┏━━
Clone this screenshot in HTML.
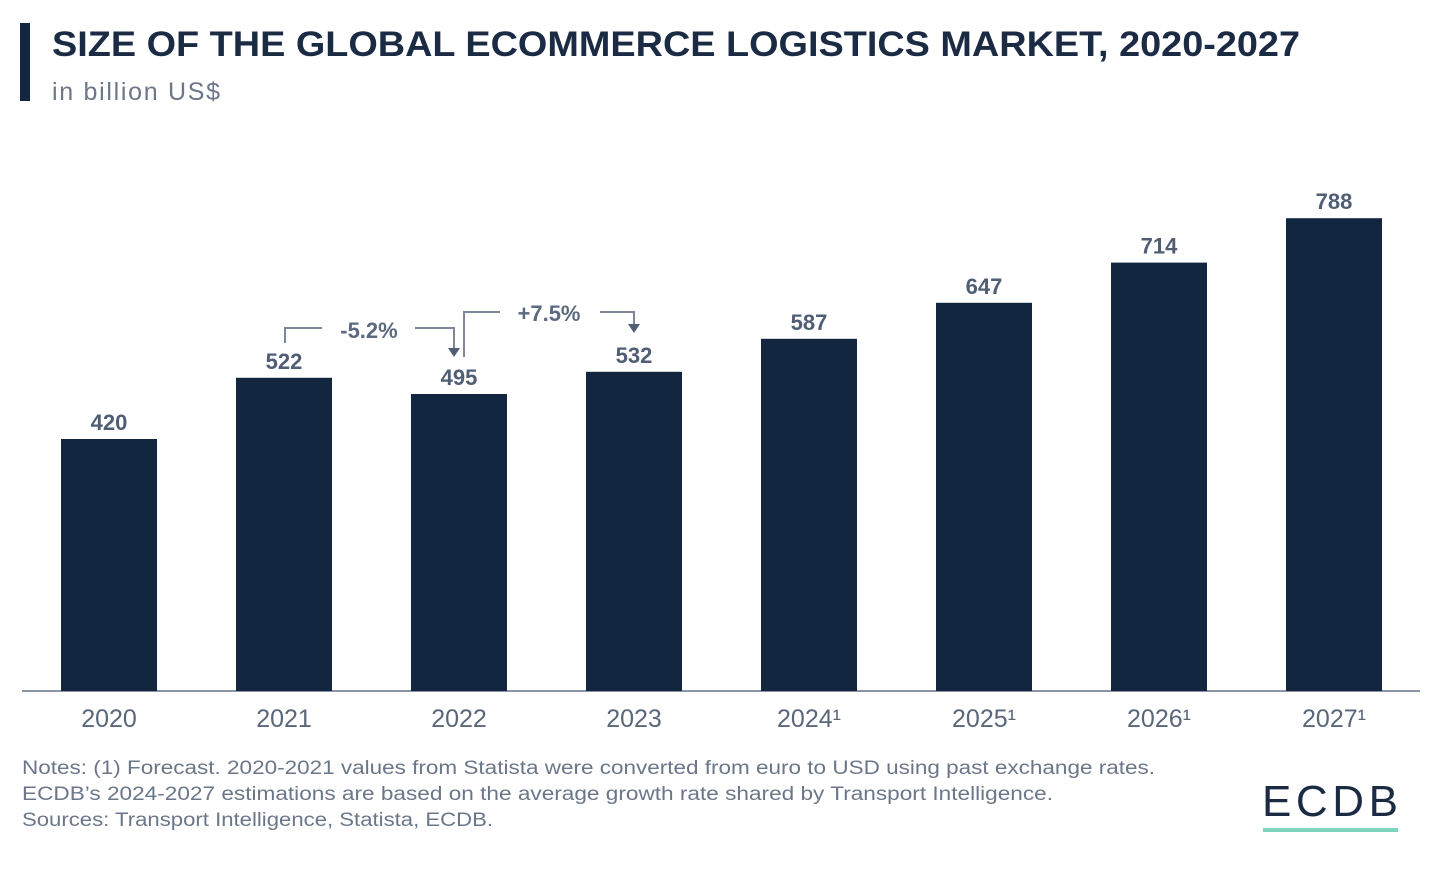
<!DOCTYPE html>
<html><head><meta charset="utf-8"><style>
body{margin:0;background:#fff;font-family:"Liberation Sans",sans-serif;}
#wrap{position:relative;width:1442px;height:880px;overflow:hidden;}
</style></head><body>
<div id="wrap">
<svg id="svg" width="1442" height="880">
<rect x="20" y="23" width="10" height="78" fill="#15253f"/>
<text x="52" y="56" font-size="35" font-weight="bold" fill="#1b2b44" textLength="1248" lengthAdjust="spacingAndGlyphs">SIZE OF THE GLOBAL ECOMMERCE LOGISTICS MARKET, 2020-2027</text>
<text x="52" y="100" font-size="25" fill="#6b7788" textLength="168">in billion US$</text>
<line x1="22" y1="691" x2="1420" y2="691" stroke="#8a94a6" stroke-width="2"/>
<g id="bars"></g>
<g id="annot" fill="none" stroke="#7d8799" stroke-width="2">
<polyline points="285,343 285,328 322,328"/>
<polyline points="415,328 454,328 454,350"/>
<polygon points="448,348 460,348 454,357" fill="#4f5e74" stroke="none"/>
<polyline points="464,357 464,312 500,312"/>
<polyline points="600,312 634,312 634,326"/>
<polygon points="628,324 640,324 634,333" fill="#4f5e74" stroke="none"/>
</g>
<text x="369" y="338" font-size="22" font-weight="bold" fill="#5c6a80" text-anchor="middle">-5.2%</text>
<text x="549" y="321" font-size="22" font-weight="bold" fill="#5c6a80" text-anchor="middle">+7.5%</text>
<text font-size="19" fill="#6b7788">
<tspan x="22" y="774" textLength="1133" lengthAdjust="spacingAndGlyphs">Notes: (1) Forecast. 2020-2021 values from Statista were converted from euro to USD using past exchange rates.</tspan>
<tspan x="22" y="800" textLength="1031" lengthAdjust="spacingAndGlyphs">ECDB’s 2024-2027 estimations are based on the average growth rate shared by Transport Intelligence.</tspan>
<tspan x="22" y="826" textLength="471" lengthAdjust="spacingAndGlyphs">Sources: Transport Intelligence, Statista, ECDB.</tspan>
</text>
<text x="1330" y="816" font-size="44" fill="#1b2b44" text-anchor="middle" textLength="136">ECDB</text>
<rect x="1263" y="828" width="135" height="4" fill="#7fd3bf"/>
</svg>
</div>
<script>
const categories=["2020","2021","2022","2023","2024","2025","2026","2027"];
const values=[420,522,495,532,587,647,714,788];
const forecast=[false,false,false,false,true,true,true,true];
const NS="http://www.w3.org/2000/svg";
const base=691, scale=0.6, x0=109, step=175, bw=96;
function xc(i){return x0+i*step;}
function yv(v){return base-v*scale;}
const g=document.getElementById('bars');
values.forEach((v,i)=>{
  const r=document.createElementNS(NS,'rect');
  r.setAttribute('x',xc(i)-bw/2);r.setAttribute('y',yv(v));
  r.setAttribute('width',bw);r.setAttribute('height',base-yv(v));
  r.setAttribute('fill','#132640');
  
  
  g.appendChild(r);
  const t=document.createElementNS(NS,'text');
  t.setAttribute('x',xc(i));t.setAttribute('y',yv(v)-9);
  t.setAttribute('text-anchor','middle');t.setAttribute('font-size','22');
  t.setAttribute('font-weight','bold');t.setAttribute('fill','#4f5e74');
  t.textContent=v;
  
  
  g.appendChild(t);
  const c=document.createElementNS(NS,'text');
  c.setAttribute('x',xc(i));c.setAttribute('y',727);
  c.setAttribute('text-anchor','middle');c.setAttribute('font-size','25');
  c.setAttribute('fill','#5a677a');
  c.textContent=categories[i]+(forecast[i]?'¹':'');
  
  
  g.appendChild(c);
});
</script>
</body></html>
┗━━
Give an exact reproduction of every line, leaving out any picture.

[Output below]
Clone this screenshot in HTML.
<!DOCTYPE html>
<html><head><meta charset="utf-8"><style>
body{margin:0;background:#fff;font-family:"Liberation Sans",sans-serif;}
#wrap{position:relative;width:1442px;height:880px;overflow:hidden;}
</style></head><body>
<div id="wrap">
<svg id="svg" width="1442" height="880">
<rect x="20" y="23" width="10" height="78" fill="#15253f"/>
<text x="52" y="56" font-size="35" font-weight="bold" fill="#1b2b44" textLength="1248" lengthAdjust="spacingAndGlyphs">SIZE OF THE GLOBAL ECOMMERCE LOGISTICS MARKET, 2020-2027</text>
<text x="52" y="100" font-size="25" fill="#6b7788" textLength="168">in billion US$</text>
<line x1="22" y1="691" x2="1420" y2="691" stroke="#8a94a6" stroke-width="2"/>
<g id="bars"></g>
<g id="annot" fill="none" stroke="#7d8799" stroke-width="2">
<polyline points="285,343 285,328 322,328"/>
<polyline points="415,328 454,328 454,350"/>
<polygon points="448,348 460,348 454,357" fill="#4f5e74" stroke="none"/>
<polyline points="464,357 464,312 500,312"/>
<polyline points="600,312 634,312 634,326"/>
<polygon points="628,324 640,324 634,333" fill="#4f5e74" stroke="none"/>
</g>
<text x="369" y="338" font-size="22" font-weight="bold" fill="#5c6a80" text-anchor="middle">-5.2%</text>
<text x="549" y="321" font-size="22" font-weight="bold" fill="#5c6a80" text-anchor="middle">+7.5%</text>
<text font-size="19" fill="#6b7788">
<tspan x="22" y="774" textLength="1133" lengthAdjust="spacingAndGlyphs">Notes: (1) Forecast. 2020-2021 values from Statista were converted from euro to USD using past exchange rates.</tspan>
<tspan x="22" y="800" textLength="1031" lengthAdjust="spacingAndGlyphs">ECDB’s 2024-2027 estimations are based on the average growth rate shared by Transport Intelligence.</tspan>
<tspan x="22" y="826" textLength="471" lengthAdjust="spacingAndGlyphs">Sources: Transport Intelligence, Statista, ECDB.</tspan>
</text>
<text x="1330" y="816" font-size="44" fill="#1b2b44" text-anchor="middle" textLength="136">ECDB</text>
<rect x="1263" y="828" width="135" height="4" fill="#7fd3bf"/>
</svg>
</div>
<script>
const categories=["2020","2021","2022","2023","2024","2025","2026","2027"];
const values=[420,522,495,532,587,647,714,788];
const forecast=[false,false,false,false,true,true,true,true];
const NS="http://www.w3.org/2000/svg";
const base=691, scale=0.6, x0=109, step=175, bw=96;
function xc(i){return x0+i*step;}
function yv(v){return base-v*scale;}
const g=document.getElementById('bars');
values.forEach((v,i)=>{
  const r=document.createElementNS(NS,'rect');
  r.setAttribute('x',xc(i)-bw/2);r.setAttribute('y',yv(v));
  r.setAttribute('width',bw);r.setAttribute('height',base-yv(v));
  r.setAttribute('fill','#132640');
  
  
  g.appendChild(r);
  const t=document.createElementNS(NS,'text');
  t.setAttribute('x',xc(i));t.setAttribute('y',yv(v)-9);
  t.setAttribute('text-anchor','middle');t.setAttribute('font-size','22');
  t.setAttribute('font-weight','bold');t.setAttribute('fill','#4f5e74');
  t.textContent=v;
  
  
  g.appendChild(t);
  const c=document.createElementNS(NS,'text');
  c.setAttribute('x',xc(i));c.setAttribute('y',727);
  c.setAttribute('text-anchor','middle');c.setAttribute('font-size','25');
  c.setAttribute('fill','#5a677a');
  c.textContent=categories[i]+(forecast[i]?'¹':'');
  
  
  g.appendChild(c);
});
</script>
</body></html>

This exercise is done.